The Basic Eight
- Author: Daniel Handler
- Language: English
- Genre: Fiction, satire, black comedy
- Publisher: Thomas Dunne Books
- Publication date: April 1999
- Publication place: United States
- Pages: 329 (1st edition)
- ISBN: 0-312-19833-7 (1st edition)
- OCLC: 39756403

= The Basic Eight =

1999 novel by Daniel Handler

The Basic Eight is the debut novel by author Daniel Handler, published in 1999. The book is a version of the diary of high-schooler Flannery Culp. It contains a number of sarcastic plot devices that ridicule high school English classes, standardized testing, satanic panic and talk-show analysts. The book is a classic example of one with an unreliable narrator. Consistent with Handler's farcical treatment of high school English, he includes vocabulary words and study questions at the end of some of Culp's diary entries.

==Plot==
Flannery "Flan" Culp is a senior at Roewer High School in San Francisco. Over the course of the year, Flan records the events of her life in a diary—which, with some heavy editing by Flannery herself years after the fact, becomes the narrative. She and her seven close friends refer to themselves as "The Basic Eight". They are an exclusive clique, hosting the Grand Opera Breakfast Club, and regular dinner and garden parties. The story chronicles Flannery and her friends as they cope with the stresses of their final year of high school and Flannery's complicated love life. The story reaches a dark conclusion in which lives of the members of the Basic Eight are turned upside down by revealed secrets, horrifying self-discoveries, and murder.

==Characters==
The Basic Eight consists of:

- Flannery Culp, the protagonist
- Kate Gordon, the Queen Bee
- Lily Chandly, a classical musician
- Douglas Wilde, Flan's ex-boyfriend
- V__, whose rich parents have had her name expunged from the story
- Jennifer Rose Milton, a name so beautiful that Flan must always write it out in full
- Gabriel Gallon, the kindest boy in the world
- Natasha Hyatt, Flan's exuberant and beautiful best friend

Additional characters include:

- Adam State, the object of Flannery's affections
- Ron Piper, the high school drama club director
- Steve Nervo, the most popular boy in school

== Connections ==
In Handler's third novel, Adverbs, Kate is mentioned as the girlfriend of a minor character, Garth, in the chapter "Soundly". In The Basic Eight, Kate frequently gives relationship advice from her two-week relationship with Garth, much to Flannery's annoyance.

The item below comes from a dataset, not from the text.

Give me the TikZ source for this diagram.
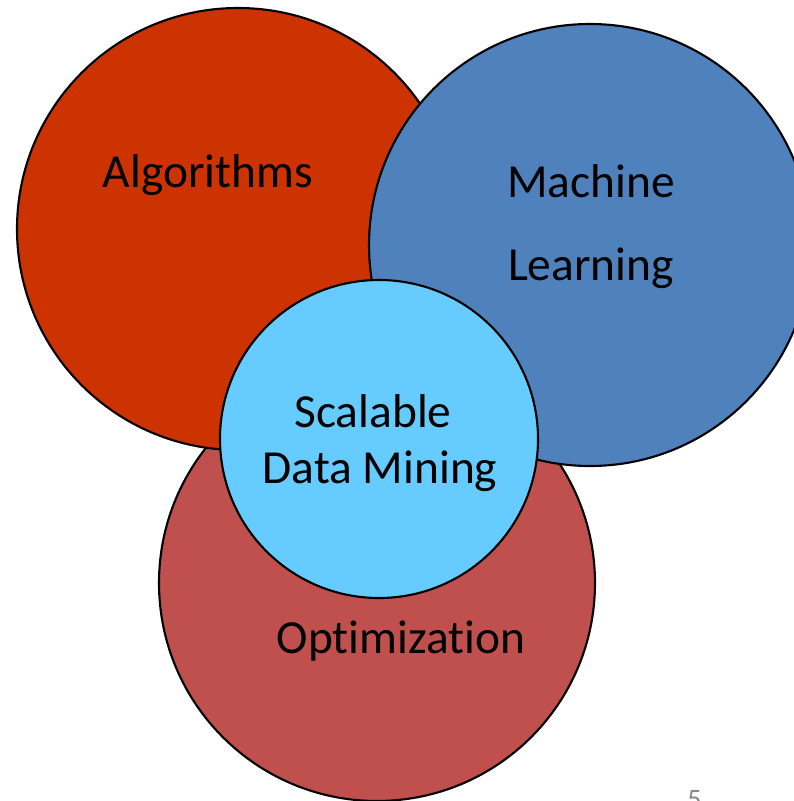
\documentclass[tikz,border=0pt]{standalone}
\usepackage{fontspec}
\setmainfont{Carlito}[Ligatures={NoCommon}]
\usepackage{xcolor}
\usepackage{tikz}
\usetikzlibrary{positioning}
\definecolor{algored}{RGB}{204,51,0}
\definecolor{mlblue}{RGB}{79,129,189}
\definecolor{optired}{RGB}{192,80,77}
\definecolor{sdmblue}{RGB}{102,204,255}
\definecolor{slidegray}{RGB}{137,137,137}

\begin{document}
\begin{tikzpicture}[x=0.02cm, y=-0.02cm,
  set/.style={draw=black, line width=1.2pt},
  setlabel/.style={draw=none, text=black, inner sep=0pt, anchor=base, font=\fontsize{27}{32}\selectfont}]
\useasboundingbox (0,0) rectangle (794,801);
\pgfmathsetmacro{\bigr}{221}
\pgfmathsetmacro{\optr}{218}
\pgfmathsetmacro{\smallr}{159}

\draw[set, fill=optired] (377,583) circle (\optr);
\draw[set, fill=algored] (238,229) circle (\bigr);
\draw[set, fill=mlblue] (590,245) circle (\bigr);
\draw[set, fill=sdmblue] (379,439) circle (\smallr);

\node[setlabel] (algo) at (208,187) {Algorithms};
\node[setlabel] (mach) at (591,197) {Machine};
\node[setlabel] (learn) at (591,280) {Learning};
\node[setlabel] (scal) at (373,427) {Scalable};
\node[setlabel] (dmin) at (380,483) {Data Mining};
\node[setlabel] (opti) at (401,653) {Optimization};

\node[draw=none, text=slidegray, inner sep=0pt, anchor=north west, font=\fontsize{16}{19}\selectfont] (pagenum) at (687,790) {5};
\end{tikzpicture}
\end{document}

In the A Series of Unfortunate Events video game for the Game Boy Advance, an item needed in several quests is "The Basic Nine by Danny Handy".

== Publication history ==
The Basic Eight was the first novel published by author Daniel Handler. He has stated in several interviews that it was very difficult for him to get the novel published—it was rejected 37 times before publication by Thomas Dunne Books. His pen name, Lemony Snicket, was created while he was researching for The Basic Eight and needed a fake name within which to sign up for organizations' mailing lists.

== Reception ==
The New Yorker featured the novel in its First Novels section, writing: "This shrewdly funny novel is the diary of Flannery Culp, the alleged ringleader of eight high-school seniors who are accused of ritualistic murder, and instantly become the patients of countless armchair therapists and favorites with the What's Wrong with Our Youth crowd. Handler is a charming writer with a lovely mastery of voice, but the book is weakened by his attempt to turn a clever idea into social satire".